This patent document relates to interactive gaming environments.
Interactive gaming environments can include multiple users interacting with a main controller. The multiple users can be dispersed across multiple locations. Examples of interactive games include games that interact with video feeds from a football, question-and-answer games, or trivia. The response time of a user's input into the interactive gaming environment can be compared to the other users' response times.
Interactive gaming environments can be provided over various communication pathways such as computer networks, e.g., Internet, wireless networks, or television signal distribution architectures. Television signal distribution architectures have been developed to provide alternatives to traditional over-the-air broadcasting. For example, since the late 1940's, cable television systems have been used to deliver television signals to subscribers. Cable television systems distribute signals over optical fibers and/or electrical cables, such as coaxial cable. Further, wireless-cable systems have been developed using microwave signals as the distribution medium. Cable television systems permit the distribution of both typical over-the-air content, such as broadcast networks, and specialized content, such as pay channels and video on demand.
In a cable television system, television programming representing a number of individual television channels is coordinated at a headend for distribution to subscribers, such as endpoints within a particular geographic region. All of the endpoints serviced by a headend receive a common signal. Television programming representing a plurality of separate frequency bands is multiplexed onto a single cable. The television signal can be encoded as an analog signal or a digital signal. A set-top box (or “cable television tuner”) at the receiving location, such as a subscriber's home or business, provides access to a single channel of the multiplexed signal. Thus, a single channel included in the cable television signal can be tuned and presented on a corresponding device, such as a television or computer monitor.
Direct broadcast satellite television systems also have been developed as an alternative to over-the-air broadcasting. As with cable television, direct broadcast satellite television provides a single, multiplexed signal that is decoded using a set-top box (or “satellite receiver”). The distribution medium between the satellite broadcaster and the set-top box, however, is a radio frequency signal, such as a Ku-band transmission.

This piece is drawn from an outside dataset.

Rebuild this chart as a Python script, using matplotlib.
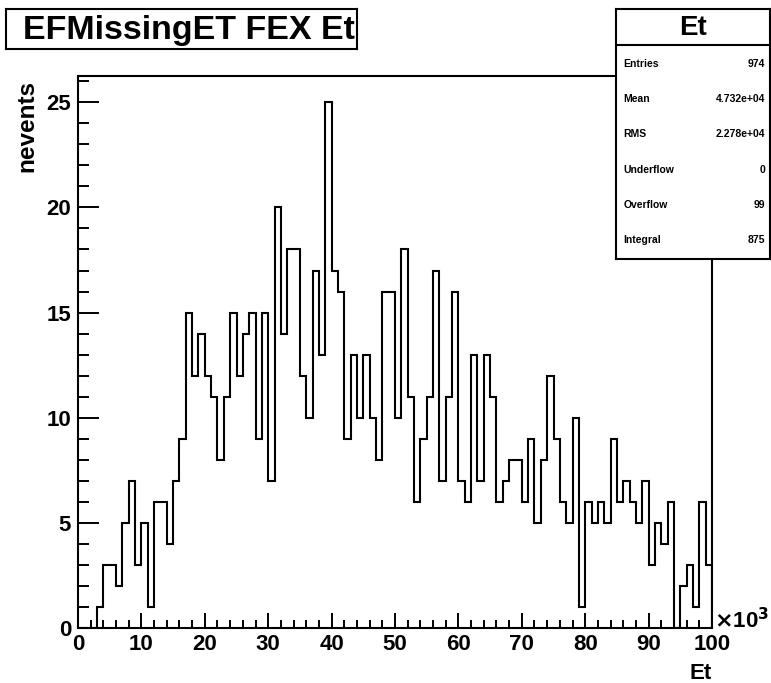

Until recently, both cable and satellite television distribution systems were limited to receive-only. Because coaxial cables are capable of bi-directional transmission, however, additional services have been merged with cable television systems. For example, voice and data services have been offered over cable television distribution systems. Similarly, the cable television transmission path can serve as a back-channel for information sent from the set-top box to the cable television provider. Typically the bandwidth upstream from a set-top box to a headend is lower than the downstream bandwidth from the headend to the set-top box. Further, satellite television providers also have implemented bi-directional communication capabilities and are offering additional services, such as internet connectivity, in conjunction with the television signal distribution architecture.